Aber wie erklärt man kleinen Mädchen den Holocaust? Man habe ihnen von den jüdischen Nachbarn erzählt, die vor 80 Jahren noch Tür an Tür mit den Nichtjuden lebten, dann aber vertrieben und ermordet wurden, berichtete ihr Vater und musste dann los: Die Töchter wollten zu ihren Steinen.

In seiner Rede schlägt Wolfgang Thierse eine Brücke zum Heute

„Unglaublich schnell“ sei man fertig geworden, berichtete Pfarrerin Bammel am Nachmittag zufrieden. Im nächsten Jahr will sie mit ihrer Gemeinde wieder dabei sein, mit noch besseren Listen von Stolpersteinen.

Das Gedenken an die Pogromnacht hat in ihrer protestantischen Gemeinde eine lange Tradition, die weit in die Zeit vor der Wende hineinreicht, berichtet Jugenddiakon Andreas Schulz. Der lange vorbereitete Tag laufe immer nach bestimmtem Muster ab, mit einer Rede, die die Brücke zum Heute schlägt, als Höhepunkt, diesmal vom ehemaligen Bundestagsvizepräsidenten Wolfgang Thierse. Das Putzen der Stolpersteine sei dann erst im vorigen Jahr dazugekommen.

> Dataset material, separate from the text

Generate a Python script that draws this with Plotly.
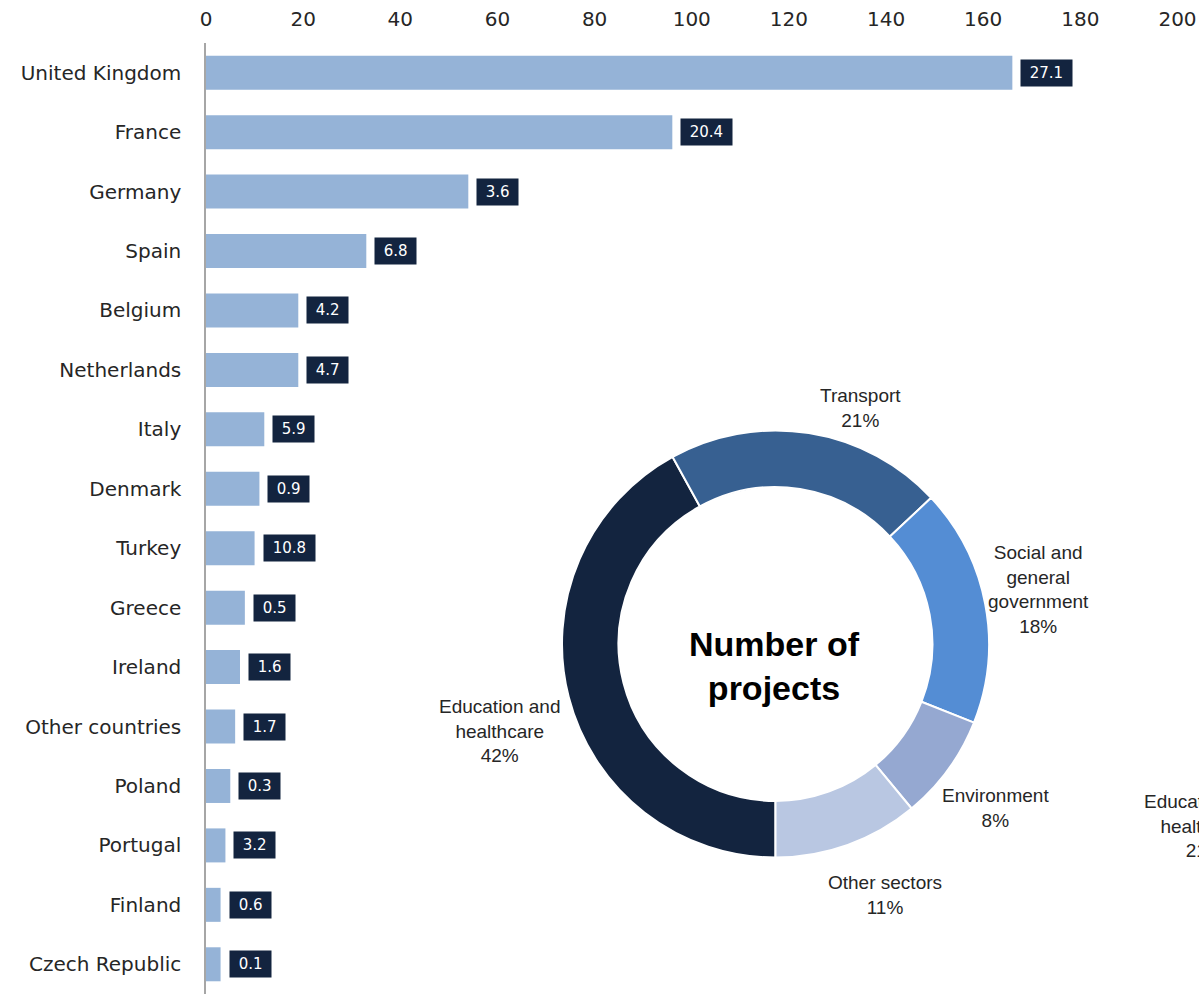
import plotly.graph_objects as go

# ---------------- data ----------------
countries = ["United Kingdom", "France", "Germany", "Spain", "Belgium", "Netherlands",
             "Italy", "Denmark", "Turkey", "Greece", "Ireland", "Other countries",
             "Poland", "Portugal", "Finland", "Czech Republic"]
projects = [166, 96, 54, 33, 19, 19, 12, 11, 10, 8, 7, 6, 5, 4, 3, 3]
value_labels = ["27.1", "20.4", "3.6", "6.8", "4.2", "4.7", "5.9", "0.9", "10.8",
                "0.5", "1.6", "1.7", "0.3", "3.2", "0.6", "0.1"]
x_ticks = [0, 20, 40, 60, 80, 100, 120, 140, 160, 180, 200]

sectors = ["Education and healthcare", "Transport", "Social and general government",
           "Environment", "Other sectors"]
sector_share = [42, 21, 18, 8, 11]
sector_text = ["Education and<br>healthcare", "Transport", "Social and<br>general<br>government",
               "Environment", "Other sectors"]
sector_colors = ["#13243F", "#376091", "#548DD4", "#95A8D1", "#B9C7E2"]
donut_title = "Number of<br>projects"
partial_label = "Education and<br>healthcare<br>21%"

# ---------------- layout helpers ----------------
W, H = 1199, 994
MT, MB, ML, MR = 43, 0, 0, 0
PH = H - MT - MB


def fx(px):
    return (px - ML) / (W - ML - MR)


def fy(py):
    return (H - MB - py) / PH


fig = go.Figure()

fig.add_trace(go.Bar(
    y=countries, x=projects, orientation="h",
    marker=dict(color="#95B3D7", line=dict(width=0)),
    hoverinfo="x+y", showlegend=False,
))

annotations = []
for c, v, t in zip(countries, projects, value_labels):
    annotations.append(dict(
        x=v, y=c, xref="x", yref="y", text="\u00a0" + t + "\u00a0",
        showarrow=False, xanchor="left", yanchor="middle", xshift=8,
        bgcolor="#13243F", borderpad=4,
        font=dict(family="DejaVu Sans", size=15, color="white"),
    ))

# donut
fig.add_trace(go.Pie(
    labels=sectors, values=sector_share, hole=0.735, sort=False,
    direction="clockwise", rotation=180,
    marker=dict(colors=sector_colors, line=dict(color="white", width=2)),
    textinfo="none", showlegend=False,
    domain=dict(x=[fx(562), fx(989)], y=[fy(858), fy(430)]),
))

label_pos = [(500, 731), (860, 408), (1038, 589), (995, 808), (885, 895)]
for txt, share, (lx, ly) in zip(sector_text, sector_share, label_pos):
    annotations.append(dict(
        x=fx(lx), y=fy(ly), xref="paper", yref="paper",
        text=f"{txt}<br>{share}%", showarrow=False, align="center",
        xanchor="center", yanchor="middle",
        font=dict(family="Liberation Sans", size=19, color="#262626"),
    ))

annotations.append(dict(
    x=fx(774), y=fy(666), xref="paper", yref="paper", text="<b>" + donut_title + "</b>",
    showarrow=False, align="center", xanchor="center", yanchor="middle",
    font=dict(family="Liberation Sans", size=34, color="black"),
))

annotations.append(dict(
    x=fx(1142), y=fy(826), xref="paper", yref="paper", text=partial_label,
    showarrow=False, align="center", xanchor="left", yanchor="middle",
    font=dict(family="Liberation Sans", size=19, color="#262626"),
))

fig.update_layout(
    width=W, height=H,
    margin=dict(l=ML, r=MR, t=MT, b=MB, pad=0, autoexpand=False),
    paper_bgcolor="white", plot_bgcolor="white",
    bargap=0.428,
    annotations=annotations,
    xaxis=dict(
        domain=[fx(206), fx(1177.5)], range=[0, 200], side="top",
        tickvals=x_ticks, showgrid=False, zeroline=False, showline=False,
        ticks="", ticklabelstandoff=12, automargin=False,
        tickfont=dict(family="DejaVu Sans", size=20, color="#262626"),
    ),
    yaxis=dict(
        autorange="reversed", showgrid=False, zeroline=False,
        showline=True, linecolor="#A6A6A6", linewidth=1.5,
        ticks="", ticklabelstandoff=19, automargin=False,
        tickfont=dict(family="DejaVu Sans", size=20, color="#262626"),
    ),
)

fig.write_html("out.html")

Aus einen Gefühl der Verantwortung heraus sei dies entstanden, sagt Andreas Schulz, und verweist zugleich auf die lange Tradition der Großen Hamburger Straße, die im Volksmund früher „Toleranzstraße“ genannt wurde. Evangelische und katholische Christen lebten hier mit Juden jahrhundertelang friedlich nebeneinander.

Nicht weit von der Kirche befindet sich die frühere Jüdische Knabenschule, das heutige Gymnasium. Gleich daneben lag das Jüdische Altersheim, das ab 1942 von der Geheimen Staatspolizei als Sammellager für Juden genutzt wurde, samt dem Jüdischen Friedhof, der bei Kriegsende als Begräbnisstätte für die zahllosen Toten dieser Wochen, darunter den Gestapo-Chef Heinrich Müller, genutzt wurde. Etwa 55 000 Menschen wurden durch das Sammellager in Mitte durchgeschleust und später von den Nationalsozialisten in verschiedenen Konzentrationslagern ermordet.

Zur Erinnerung an die Pogrome veranstaltete die Jüdische Gemeinde zu Berlin am Samstagabend ein Gedenken im Gemeindehaus an der Fasanenstraße. Es sprachen der Regierende Bürgermeister Klaus Wowereit (SPD) und der Botschafter Israels, Yakov Hadas-Handelsman

Auch die 22-jährige Johanna David muss wohl im KZ ermordet worden sein. Sie wurde am 18. Oktober 1941 gleich mit dem ersten Transport aus Berlin deportiert und verließ ihre Heimatstadt vom Bahnhof Grunewald aus zusammen mit 1012 anderen Menschen.